Lesson Introduction
In this lesson, students will explore one of the oldest poetic modes, the ode, whose roots extend from Ancient Greece, where poetry’s social function was often connected to ideas of praise (and blame). Students will consider how, through sonorous celebration and precise attention, odes exemplify many fundamental concepts and techniques of lyric poetry. This lesson will also consider how odes have been used by BIPOC poets and LGBTQ2S+ poets to celebrate their identities and their communities in the face of systemic oppression.
Students will begin by reading and comparing a contemporary ode and a historical ode in order to try and define what an ode is and what some of its features might be. Next, they will learn a little about the history of odes before reading and discussing more contemporary odes and their antitheses, anti-odes. Students will engage in an ode title-generating and sharing activity and then will have in-class time to write their own odes or anti-odes.
Learning Objectives
In this lesson, students will have opportunities to:
- Close read poems of praise with a focus on how the act of celebrating a person, place, thing, or experience asks the poet to attend more closely to not only language, but also their own positionality in the world.
- Make connections between different odes, in order to better understand their craft, structure, context, and the ways in which poets converse with their predecessors through their work.
- Consider how odes (and anti-odes) can be a way for poets to resist, call out, and connect with the people, places, things, and experiences that have been meaningful to them.

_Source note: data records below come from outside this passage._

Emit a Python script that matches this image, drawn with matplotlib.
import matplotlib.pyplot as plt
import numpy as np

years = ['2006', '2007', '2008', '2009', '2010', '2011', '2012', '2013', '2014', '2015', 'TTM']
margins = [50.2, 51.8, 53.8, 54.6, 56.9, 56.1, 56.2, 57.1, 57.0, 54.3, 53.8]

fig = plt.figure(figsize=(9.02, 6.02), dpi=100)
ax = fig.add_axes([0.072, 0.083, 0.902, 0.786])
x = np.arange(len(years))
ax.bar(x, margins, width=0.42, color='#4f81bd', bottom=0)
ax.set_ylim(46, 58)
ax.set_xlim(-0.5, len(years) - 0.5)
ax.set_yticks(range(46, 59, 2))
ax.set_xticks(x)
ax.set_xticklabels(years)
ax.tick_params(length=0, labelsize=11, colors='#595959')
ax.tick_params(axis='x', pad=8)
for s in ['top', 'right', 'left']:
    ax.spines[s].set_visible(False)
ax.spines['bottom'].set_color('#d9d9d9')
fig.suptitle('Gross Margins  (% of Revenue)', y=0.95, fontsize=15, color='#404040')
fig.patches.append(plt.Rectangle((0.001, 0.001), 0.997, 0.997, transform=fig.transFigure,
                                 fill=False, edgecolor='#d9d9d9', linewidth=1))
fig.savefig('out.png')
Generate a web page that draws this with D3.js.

- Write their own odes, and, in doing so, practice the poetic devices that they’ve identified and discussed in the poems they’ve read. This is also an opportunity for students to use writing as a means of discovery and self-reflection.
Materials and Resources
- Printouts of John Keats’s “To Autumn,” Yusef Komunyakaa’s “Ode to the Maggot,” and two of the following five poems: Ally Ang’s “Anti-Ode to Girlhood,” Ross Gay’s “Ode to drinking water from my hands,” Angel Nafis’s “Ode to Shea Butter,” “Joy Harjo’s “Praise the Rain,” and Ruth Daniell’s “Poem for my Body.”